Start of Dataset section

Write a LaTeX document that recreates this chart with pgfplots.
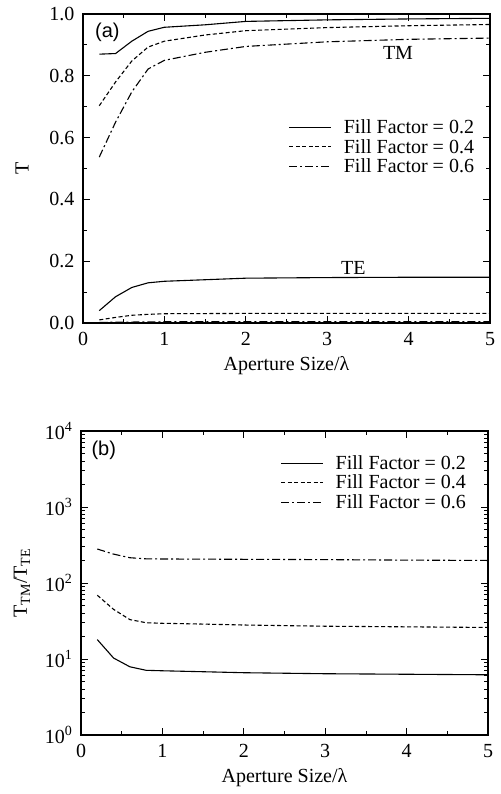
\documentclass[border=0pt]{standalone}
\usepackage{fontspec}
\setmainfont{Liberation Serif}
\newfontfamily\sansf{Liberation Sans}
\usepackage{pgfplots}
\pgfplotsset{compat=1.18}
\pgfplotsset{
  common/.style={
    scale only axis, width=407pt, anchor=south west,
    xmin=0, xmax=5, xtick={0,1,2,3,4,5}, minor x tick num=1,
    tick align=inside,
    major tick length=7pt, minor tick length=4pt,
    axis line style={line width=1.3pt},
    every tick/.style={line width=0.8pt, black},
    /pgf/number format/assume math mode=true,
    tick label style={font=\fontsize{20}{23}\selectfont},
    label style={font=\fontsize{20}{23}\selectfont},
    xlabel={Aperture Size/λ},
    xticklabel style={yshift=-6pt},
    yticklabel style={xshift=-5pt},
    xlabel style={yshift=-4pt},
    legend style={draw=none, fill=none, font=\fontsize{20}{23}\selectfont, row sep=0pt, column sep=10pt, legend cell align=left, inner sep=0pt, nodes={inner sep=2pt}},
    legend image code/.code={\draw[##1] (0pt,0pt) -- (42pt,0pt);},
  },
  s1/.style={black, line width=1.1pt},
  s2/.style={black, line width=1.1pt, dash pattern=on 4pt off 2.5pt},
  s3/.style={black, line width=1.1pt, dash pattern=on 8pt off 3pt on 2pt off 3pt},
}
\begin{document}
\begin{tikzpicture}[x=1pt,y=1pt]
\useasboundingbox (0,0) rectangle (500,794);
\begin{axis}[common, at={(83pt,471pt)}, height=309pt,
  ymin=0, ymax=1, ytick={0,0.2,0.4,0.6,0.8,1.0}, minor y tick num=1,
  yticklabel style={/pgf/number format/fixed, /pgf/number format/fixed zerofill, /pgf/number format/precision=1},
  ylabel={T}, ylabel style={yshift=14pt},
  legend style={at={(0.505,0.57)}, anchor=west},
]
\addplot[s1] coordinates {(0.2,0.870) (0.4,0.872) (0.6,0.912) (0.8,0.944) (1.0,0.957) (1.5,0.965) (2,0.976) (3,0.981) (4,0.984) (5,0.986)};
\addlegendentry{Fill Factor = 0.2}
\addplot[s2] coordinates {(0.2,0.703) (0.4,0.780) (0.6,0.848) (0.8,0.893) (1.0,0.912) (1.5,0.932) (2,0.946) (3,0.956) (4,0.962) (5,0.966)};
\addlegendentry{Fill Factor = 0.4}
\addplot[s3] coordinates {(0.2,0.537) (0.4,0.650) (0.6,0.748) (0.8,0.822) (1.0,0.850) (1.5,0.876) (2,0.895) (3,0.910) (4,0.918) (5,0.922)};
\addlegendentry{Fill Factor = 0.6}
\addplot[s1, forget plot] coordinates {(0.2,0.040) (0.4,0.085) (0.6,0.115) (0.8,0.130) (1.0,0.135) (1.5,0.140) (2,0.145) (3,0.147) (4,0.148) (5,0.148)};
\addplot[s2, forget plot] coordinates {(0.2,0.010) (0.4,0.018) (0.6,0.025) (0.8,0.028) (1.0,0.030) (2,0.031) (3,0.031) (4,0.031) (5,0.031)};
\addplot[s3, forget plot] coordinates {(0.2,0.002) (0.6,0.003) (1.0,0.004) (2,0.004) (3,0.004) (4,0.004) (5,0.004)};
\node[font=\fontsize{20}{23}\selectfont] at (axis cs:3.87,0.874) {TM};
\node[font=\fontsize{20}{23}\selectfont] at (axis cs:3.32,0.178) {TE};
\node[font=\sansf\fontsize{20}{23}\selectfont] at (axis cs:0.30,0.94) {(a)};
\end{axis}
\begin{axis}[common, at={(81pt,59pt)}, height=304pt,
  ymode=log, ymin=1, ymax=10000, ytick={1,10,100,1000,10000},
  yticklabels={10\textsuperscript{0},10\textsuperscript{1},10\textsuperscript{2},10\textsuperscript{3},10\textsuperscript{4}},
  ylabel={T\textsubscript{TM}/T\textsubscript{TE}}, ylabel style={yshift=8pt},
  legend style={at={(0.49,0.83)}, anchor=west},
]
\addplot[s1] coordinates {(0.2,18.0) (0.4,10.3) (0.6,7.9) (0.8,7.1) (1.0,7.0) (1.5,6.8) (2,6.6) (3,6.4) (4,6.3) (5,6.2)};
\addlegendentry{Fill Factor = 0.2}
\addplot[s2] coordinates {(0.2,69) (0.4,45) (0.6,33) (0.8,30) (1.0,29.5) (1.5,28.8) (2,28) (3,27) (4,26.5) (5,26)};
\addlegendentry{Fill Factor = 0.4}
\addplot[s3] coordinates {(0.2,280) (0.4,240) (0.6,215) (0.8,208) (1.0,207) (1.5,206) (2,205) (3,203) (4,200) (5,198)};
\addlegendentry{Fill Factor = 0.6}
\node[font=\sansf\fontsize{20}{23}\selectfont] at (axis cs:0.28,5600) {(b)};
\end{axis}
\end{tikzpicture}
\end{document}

End of Dataset section

> **Task objective**
Return the whole listing, word for word, and leave out every picture.

> **Final result**
Write a LaTeX document that recreates this chart with pgfplots.
\documentclass[border=0pt]{standalone}
\usepackage{fontspec}
\setmainfont{Liberation Serif}
\newfontfamily\sansf{Liberation Sans}
\usepackage{pgfplots}
\pgfplotsset{compat=1.18}
\pgfplotsset{
  common/.style={
    scale only axis, width=407pt, anchor=south west,
    xmin=0, xmax=5, xtick={0,1,2,3,4,5}, minor x tick num=1,
    tick align=inside,
    major tick length=7pt, minor tick length=4pt,
    axis line style={line width=1.3pt},
    every tick/.style={line width=0.8pt, black},
    /pgf/number format/assume math mode=true,
    tick label style={font=\fontsize{20}{23}\selectfont},
    label style={font=\fontsize{20}{23}\selectfont},
    xlabel={Aperture Size/λ},
    xticklabel style={yshift=-6pt},
    yticklabel style={xshift=-5pt},
    xlabel style={yshift=-4pt},
    legend style={draw=none, fill=none, font=\fontsize{20}{23}\selectfont, row sep=0pt, column sep=10pt, legend cell align=left, inner sep=0pt, nodes={inner sep=2pt}},
    legend image code/.code={\draw[##1] (0pt,0pt) -- (42pt,0pt);},
  },
  s1/.style={black, line width=1.1pt},
  s2/.style={black, line width=1.1pt, dash pattern=on 4pt off 2.5pt},
  s3/.style={black, line width=1.1pt, dash pattern=on 8pt off 3pt on 2pt off 3pt},
}
\begin{document}
\begin{tikzpicture}[x=1pt,y=1pt]
\useasboundingbox (0,0) rectangle (500,794);
\begin{axis}[common, at={(83pt,471pt)}, height=309pt,
  ymin=0, ymax=1, ytick={0,0.2,0.4,0.6,0.8,1.0}, minor y tick num=1,
  yticklabel style={/pgf/number format/fixed, /pgf/number format/fixed zerofill, /pgf/number format/precision=1},
  ylabel={T}, ylabel style={yshift=14pt},
  legend style={at={(0.505,0.57)}, anchor=west},
]
\addplot[s1] coordinates {(0.2,0.870) (0.4,0.872) (0.6,0.912) (0.8,0.944) (1.0,0.957) (1.5,0.965) (2,0.976) (3,0.981) (4,0.984) (5,0.986)};
\addlegendentry{Fill Factor = 0.2}
\addplot[s2] coordinates {(0.2,0.703) (0.4,0.780) (0.6,0.848) (0.8,0.893) (1.0,0.912) (1.5,0.932) (2,0.946) (3,0.956) (4,0.962) (5,0.966)};
\addlegendentry{Fill Factor = 0.4}
\addplot[s3] coordinates {(0.2,0.537) (0.4,0.650) (0.6,0.748) (0.8,0.822) (1.0,0.850) (1.5,0.876) (2,0.895) (3,0.910) (4,0.918) (5,0.922)};
\addlegendentry{Fill Factor = 0.6}
\addplot[s1, forget plot] coordinates {(0.2,0.040) (0.4,0.085) (0.6,0.115) (0.8,0.130) (1.0,0.135) (1.5,0.140) (2,0.145) (3,0.147) (4,0.148) (5,0.148)};
\addplot[s2, forget plot] coordinates {(0.2,0.010) (0.4,0.018) (0.6,0.025) (0.8,0.028) (1.0,0.030) (2,0.031) (3,0.031) (4,0.031) (5,0.031)};
\addplot[s3, forget plot] coordinates {(0.2,0.002) (0.6,0.003) (1.0,0.004) (2,0.004) (3,0.004) (4,0.004) (5,0.004)};
\node[font=\fontsize{20}{23}\selectfont] at (axis cs:3.87,0.874) {TM};
\node[font=\fontsize{20}{23}\selectfont] at (axis cs:3.32,0.178) {TE};
\node[font=\sansf\fontsize{20}{23}\selectfont] at (axis cs:0.30,0.94) {(a)};
\end{axis}
\begin{axis}[common, at={(81pt,59pt)}, height=304pt,
  ymode=log, ymin=1, ymax=10000, ytick={1,10,100,1000,10000},
  yticklabels={10\textsuperscript{0},10\textsuperscript{1},10\textsuperscript{2},10\textsuperscript{3},10\textsuperscript{4}},
  ylabel={T\textsubscript{TM}/T\textsubscript{TE}}, ylabel style={yshift=8pt},
  legend style={at={(0.49,0.83)}, anchor=west},
]
\addplot[s1] coordinates {(0.2,18.0) (0.4,10.3) (0.6,7.9) (0.8,7.1) (1.0,7.0) (1.5,6.8) (2,6.6) (3,6.4) (4,6.3) (5,6.2)};
\addlegendentry{Fill Factor = 0.2}
\addplot[s2] coordinates {(0.2,69) (0.4,45) (0.6,33) (0.8,30) (1.0,29.5) (1.5,28.8) (2,28) (3,27) (4,26.5) (5,26)};
\addlegendentry{Fill Factor = 0.4}
\addplot[s3] coordinates {(0.2,280) (0.4,240) (0.6,215) (0.8,208) (1.0,207) (1.5,206) (2,205) (3,203) (4,200) (5,198)};
\addlegendentry{Fill Factor = 0.6}
\node[font=\sansf\fontsize{20}{23}\selectfont] at (axis cs:0.28,5600) {(b)};
\end{axis}
\end{tikzpicture}
\end{document}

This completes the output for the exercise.